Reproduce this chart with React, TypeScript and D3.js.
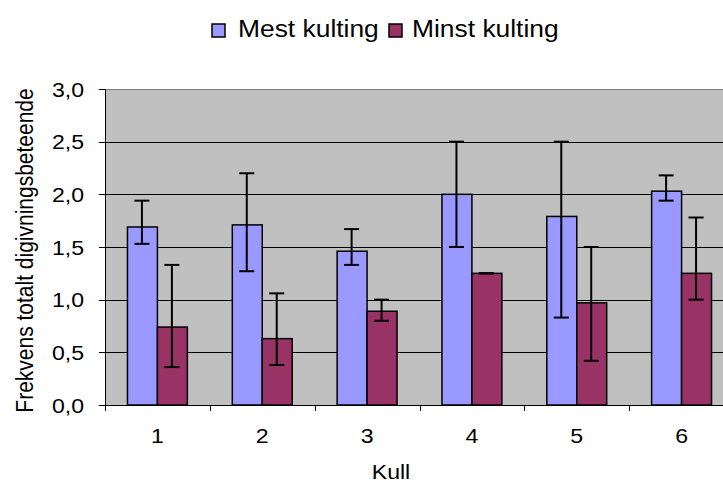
import React from "react";
import * as d3 from "d3";

const categories = ["1", "2", "3", "4", "5", "6"];
const seriesNames = ["Mest kulting", "Minst kulting"];
const mest = [1.69, 1.71, 1.46, 2.0, 1.79, 2.03];
const mestLow = [1.53, 1.27, 1.33, 1.5, 0.83, 1.94];
const mestHigh = [1.94, 2.2, 1.67, 2.5, 2.5, 2.18];
const minst = [0.74, 0.63, 0.89, 1.25, 0.97, 1.25];
const minstLow = [0.36, 0.38, 0.8, 1.25, 0.42, 1.0];
const minstHigh = [1.33, 1.06, 1.0, 1.25, 1.5, 1.78];
const yTicks = [0, 0.5, 1.0, 1.5, 2.0, 2.5, 3.0];
const yTitle = "Frekvens totalt digivningsbeteende";
const xTitle = "Kull";

const colors = ["#9999FF", "#993366"];
const FONT = "'Liberation Sans', Arial, sans-serif";
const SX = 1.1;

export default function App() {
  const W = 723, H = 484;
  const left = 105, right = 734, top = 89, bottom = 405;
  const x = d3.scaleBand<string>().domain(categories).range([left, right]).padding(0);
  const xs = d3.scaleBand<string>().domain(seriesNames).range([0, x.bandwidth()]).paddingInner(0).paddingOuter(0.75);
  const y = d3.scaleLinear().domain([0, 3]).range([bottom, top]);
  const fmt = (v: number) => d3.format(".1f")(v).replace(".", ",");

  const series = [
    { name: seriesNames[0], vals: mest, lo: mestLow, hi: mestHigh, color: colors[0] },
    { name: seriesNames[1], vals: minst, lo: minstLow, hi: minstHigh, color: colors[1] },
  ];
  const bw = xs.bandwidth();
  const cap = 7.5;

  const legendItems = [
    { sq: 212, tx: 238 },
    { sq: 389, tx: 412 },
  ];

  return (
    <svg width={W} height={H} style={{ position: "absolute", left: 0, top: 0, background: "#fff" }} fontFamily={FONT}>
      <rect x={0} y={0} width={W} height={H} fill="#fff" />
      {/* plot area */}
      <rect x={left} y={top} width={right - left} height={bottom - top} fill="#C0C0C0" />
      <line x1={left} x2={right} y1={top + 0.5} y2={top + 0.5} stroke="#808080" strokeWidth={1} />
      {yTicks.filter((t) => t > 0 && t < 3).map((t) => (
        <line key={t} x1={left} x2={right} y1={Math.round(y(t)) + 0.5} y2={Math.round(y(t)) + 0.5} stroke="#000" strokeWidth={1} />
      ))}
      {/* bars */}
      {series.map((s) =>
        categories.map((c, i) => (
          <rect
            key={s.name + c}
            x={(x(c) as number) + (xs(s.name) as number)}
            y={y(s.vals[i])}
            width={bw}
            height={bottom - y(s.vals[i])}
            fill={s.color}
            stroke="#000"
            strokeWidth={1.5}
          />
        ))
      )}
      {/* error bars */}
      {series.map((s) =>
        categories.map((c, i) => {
          const cx = (x(c) as number) + (xs(s.name) as number) + bw / 2 - 0.5;
          return (
            <g key={"e" + s.name + c} stroke="#000" strokeWidth={2}>
              <line x1={cx} x2={cx} y1={y(s.hi[i])} y2={y(s.lo[i])} />
              <line x1={cx - cap} x2={cx + cap} y1={y(s.hi[i])} y2={y(s.hi[i])} />
              <line x1={cx - cap} x2={cx + cap} y1={y(s.lo[i])} y2={y(s.lo[i])} />
            </g>
          );
        })
      )}
      {/* axes */}
      <line x1={left + 0.5} x2={left + 0.5} y1={top} y2={bottom} stroke="#000" strokeWidth={1} />
      <line x1={left} x2={right} y1={bottom + 0.5} y2={bottom + 0.5} stroke="#000" strokeWidth={1} />
      {yTicks.map((t) => (
        <g key={"yt" + t}>
          <line x1={left - 6} x2={left} y1={Math.round(y(t)) + 0.5} y2={Math.round(y(t)) + 0.5} stroke="#000" strokeWidth={1} />
          <text transform={`translate(${84},${y(t) + 7.5}) scale(${SX},1)`} textAnchor="end" fontSize={21} fill="#000">
            {fmt(t)}
          </text>
        </g>
      ))}
      {categories.map((c) => (
        <line key={"xt" + c} x1={Math.round(x(c) as number) + 0.5} x2={Math.round(x(c) as number) + 0.5} y1={bottom} y2={bottom + 6} stroke="#000" strokeWidth={1} />
      ))}
      {categories.map((c) => (
        <text key={"xl" + c} transform={`translate(${(x(c) as number) + x.bandwidth() / 2},${443}) scale(${SX},1)`} textAnchor="middle" fontSize={21} fill="#000">
          {c}
        </text>
      ))}
      <text transform={`translate(${391},${479}) scale(${SX},1)`} textAnchor="middle" fontSize={21} fill="#000">
        {xTitle}
      </text>
      <text transform={`translate(${33},${250.5}) rotate(-90) scale(1,${SX})`} textAnchor="middle" fontSize={21} fill="#000">
        {yTitle}
      </text>
      {/* legend */}
      {series.map((s, i) => (
        <g key={"lg" + s.name}>
          <rect x={legendItems[i].sq} y={24} width={13} height={13} fill={s.color} stroke="#000" strokeWidth={1.5} />
          <text transform={`translate(${legendItems[i].tx},${37}) scale(${SX},1)`} fontSize={24} fill="#000">
            {s.name}
          </text>
        </g>
      ))}
    </svg>
  );
}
════════
Skip every picture and transcribe the data above exactly.

Reproduce this chart with React, TypeScript and D3.js.
import React from "react";
import * as d3 from "d3";

const categories = ["1", "2", "3", "4", "5", "6"];
const seriesNames = ["Mest kulting", "Minst kulting"];
const mest = [1.69, 1.71, 1.46, 2.0, 1.79, 2.03];
const mestLow = [1.53, 1.27, 1.33, 1.5, 0.83, 1.94];
const mestHigh = [1.94, 2.2, 1.67, 2.5, 2.5, 2.18];
const minst = [0.74, 0.63, 0.89, 1.25, 0.97, 1.25];
const minstLow = [0.36, 0.38, 0.8, 1.25, 0.42, 1.0];
const minstHigh = [1.33, 1.06, 1.0, 1.25, 1.5, 1.78];
const yTicks = [0, 0.5, 1.0, 1.5, 2.0, 2.5, 3.0];
const yTitle = "Frekvens totalt digivningsbeteende";
const xTitle = "Kull";

const colors = ["#9999FF", "#993366"];
const FONT = "'Liberation Sans', Arial, sans-serif";
const SX = 1.1;

export default function App() {
  const W = 723, H = 484;
  const left = 105, right = 734, top = 89, bottom = 405;
  const x = d3.scaleBand<string>().domain(categories).range([left, right]).padding(0);
  const xs = d3.scaleBand<string>().domain(seriesNames).range([0, x.bandwidth()]).paddingInner(0).paddingOuter(0.75);
  const y = d3.scaleLinear().domain([0, 3]).range([bottom, top]);
  const fmt = (v: number) => d3.format(".1f")(v).replace(".", ",");

  const series = [
    { name: seriesNames[0], vals: mest, lo: mestLow, hi: mestHigh, color: colors[0] },
    { name: seriesNames[1], vals: minst, lo: minstLow, hi: minstHigh, color: colors[1] },
  ];
  const bw = xs.bandwidth();
  const cap = 7.5;

  const legendItems = [
    { sq: 212, tx: 238 },
    { sq: 389, tx: 412 },
  ];

  return (
    <svg width={W} height={H} style={{ position: "absolute", left: 0, top: 0, background: "#fff" }} fontFamily={FONT}>
      <rect x={0} y={0} width={W} height={H} fill="#fff" />
      {/* plot area */}
      <rect x={left} y={top} width={right - left} height={bottom - top} fill="#C0C0C0" />
      <line x1={left} x2={right} y1={top + 0.5} y2={top + 0.5} stroke="#808080" strokeWidth={1} />
      {yTicks.filter((t) => t > 0 && t < 3).map((t) => (
        <line key={t} x1={left} x2={right} y1={Math.round(y(t)) + 0.5} y2={Math.round(y(t)) + 0.5} stroke="#000" strokeWidth={1} />
      ))}
      {/* bars */}
      {series.map((s) =>
        categories.map((c, i) => (
          <rect
            key={s.name + c}
            x={(x(c) as number) + (xs(s.name) as number)}
            y={y(s.vals[i])}
            width={bw}
            height={bottom - y(s.vals[i])}
            fill={s.color}
            stroke="#000"
            strokeWidth={1.5}
          />
        ))
      )}
      {/* error bars */}
      {series.map((s) =>
        categories.map((c, i) => {
          const cx = (x(c) as number) + (xs(s.name) as number) + bw / 2 - 0.5;
          return (
            <g key={"e" + s.name + c} stroke="#000" strokeWidth={2}>
              <line x1={cx} x2={cx} y1={y(s.hi[i])} y2={y(s.lo[i])} />
              <line x1={cx - cap} x2={cx + cap} y1={y(s.hi[i])} y2={y(s.hi[i])} />
              <line x1={cx - cap} x2={cx + cap} y1={y(s.lo[i])} y2={y(s.lo[i])} />
            </g>
          );
        })
      )}
      {/* axes */}
      <line x1={left + 0.5} x2={left + 0.5} y1={top} y2={bottom} stroke="#000" strokeWidth={1} />
      <line x1={left} x2={right} y1={bottom + 0.5} y2={bottom + 0.5} stroke="#000" strokeWidth={1} />
      {yTicks.map((t) => (
        <g key={"yt" + t}>
          <line x1={left - 6} x2={left} y1={Math.round(y(t)) + 0.5} y2={Math.round(y(t)) + 0.5} stroke="#000" strokeWidth={1} />
          <text transform={`translate(${84},${y(t) + 7.5}) scale(${SX},1)`} textAnchor="end" fontSize={21} fill="#000">
            {fmt(t)}
          </text>
        </g>
      ))}
      {categories.map((c) => (
        <line key={"xt" + c} x1={Math.round(x(c) as number) + 0.5} x2={Math.round(x(c) as number) + 0.5} y1={bottom} y2={bottom + 6} stroke="#000" strokeWidth={1} />
      ))}
      {categories.map((c) => (
        <text key={"xl" + c} transform={`translate(${(x(c) as number) + x.bandwidth() / 2},${443}) scale(${SX},1)`} textAnchor="middle" fontSize={21} fill="#000">
          {c}
        </text>
      ))}
      <text transform={`translate(${391},${479}) scale(${SX},1)`} textAnchor="middle" fontSize={21} fill="#000">
        {xTitle}
      </text>
      <text transform={`translate(${33},${250.5}) rotate(-90) scale(1,${SX})`} textAnchor="middle" fontSize={21} fill="#000">
        {yTitle}
      </text>
      {/* legend */}
      {series.map((s, i) => (
        <g key={"lg" + s.name}>
          <rect x={legendItems[i].sq} y={24} width={13} height={13} fill={s.color} stroke="#000" strokeWidth={1.5} />
          <text transform={`translate(${legendItems[i].tx},${37}) scale(${SX},1)`} fontSize={24} fill="#000">
            {s.name}
          </text>
        </g>
      ))}
    </svg>
  );
}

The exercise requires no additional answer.